In August 2016, President Park appointed Cho as the new Minister of Culture, Sports and Tourism. She resigned the post in January 2017.

===Controversies===
In both her confirmation hearings for Minister of Gender Equality and Family in 2013 and for Minister of Culture in 2016, Cho was taken to task for her conspicuous consumption. In 2016 her profits from real estate speculation were also an issue.

In December 2016, as part of the continued investigation of corruption under President Park Geun-hye, the existence of a political blacklist of artists came to light. Cho was charged with helping to create the list, although she denied it. In January 2017, Cho was arrested on corruption and perjury charges, and she subsequently resigned as Minister of Culture. In February formal indictments were issued charging her with abuse of power, coercion and perjury. She is being represented by nine lawyers, including her attorney husband Park Seong-yeop.

On 27 July 2017, Cho was convicted of perjury for lying about the blacklist to the National Assembly. The Seoul Central District Court suspended her prison term and released her from jail the same day.

On 23 January 2018, Cho was convicted of her role in drawing up plans to blacklist over 10,000 South Korean artists critical of President Park. She was arrested in the courtroom and was sentenced to two more years of prison in addition to the six months she served on the minor perjury charge from January to July 2017.
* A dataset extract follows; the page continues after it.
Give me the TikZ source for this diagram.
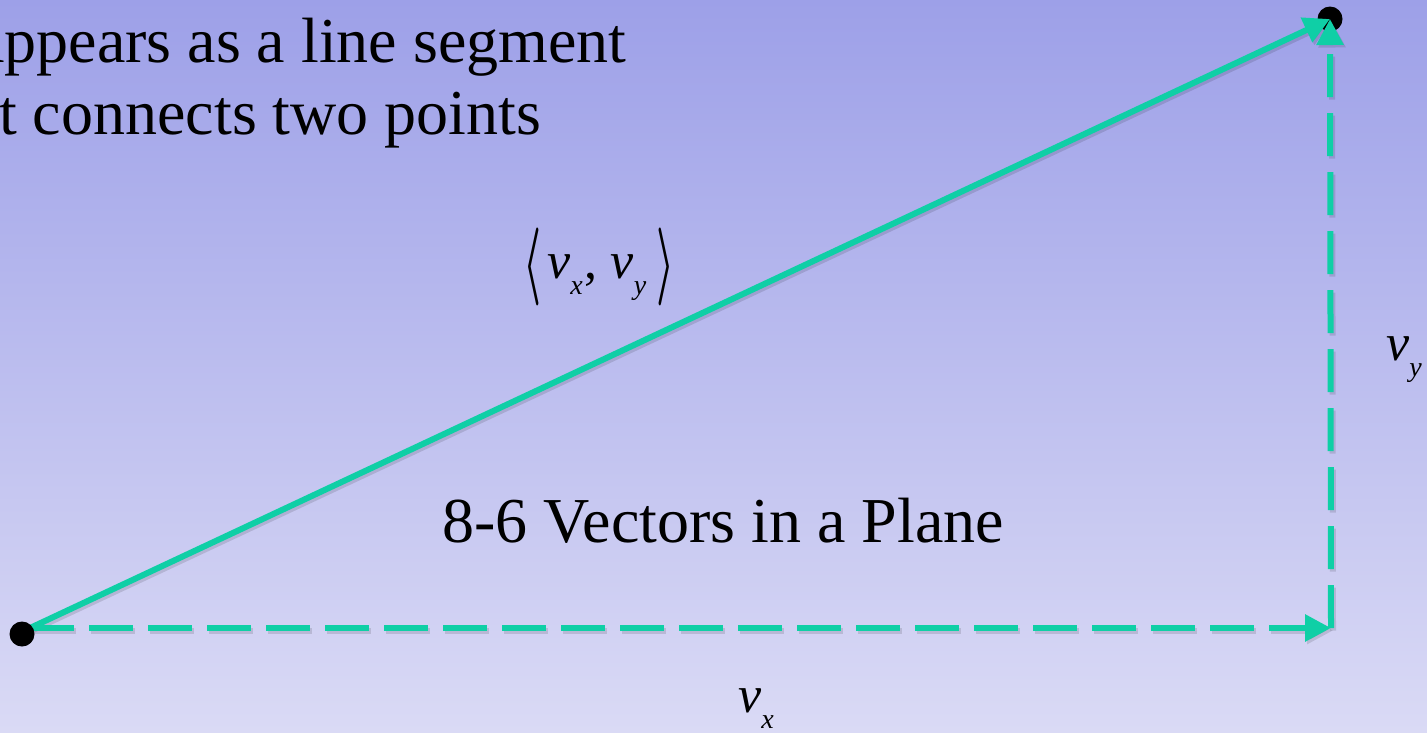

In August 2018, in a separate corruption case involving funds from the National Intelligence Service, prosecutors asked the court to sentence Cho to serve six years in prison and to pay a fine of 100 million won ($90,000).

==Writing career==
Cho has written about culture in South Korea. She has published two books, and regularly writes for magazine publication. Among her works are the books Meeting Opera at an Arts Gallery, which was chosen by the Ministry of Culture as the Cultural Book of the Year for 2008, and Culture is the Answer (2011).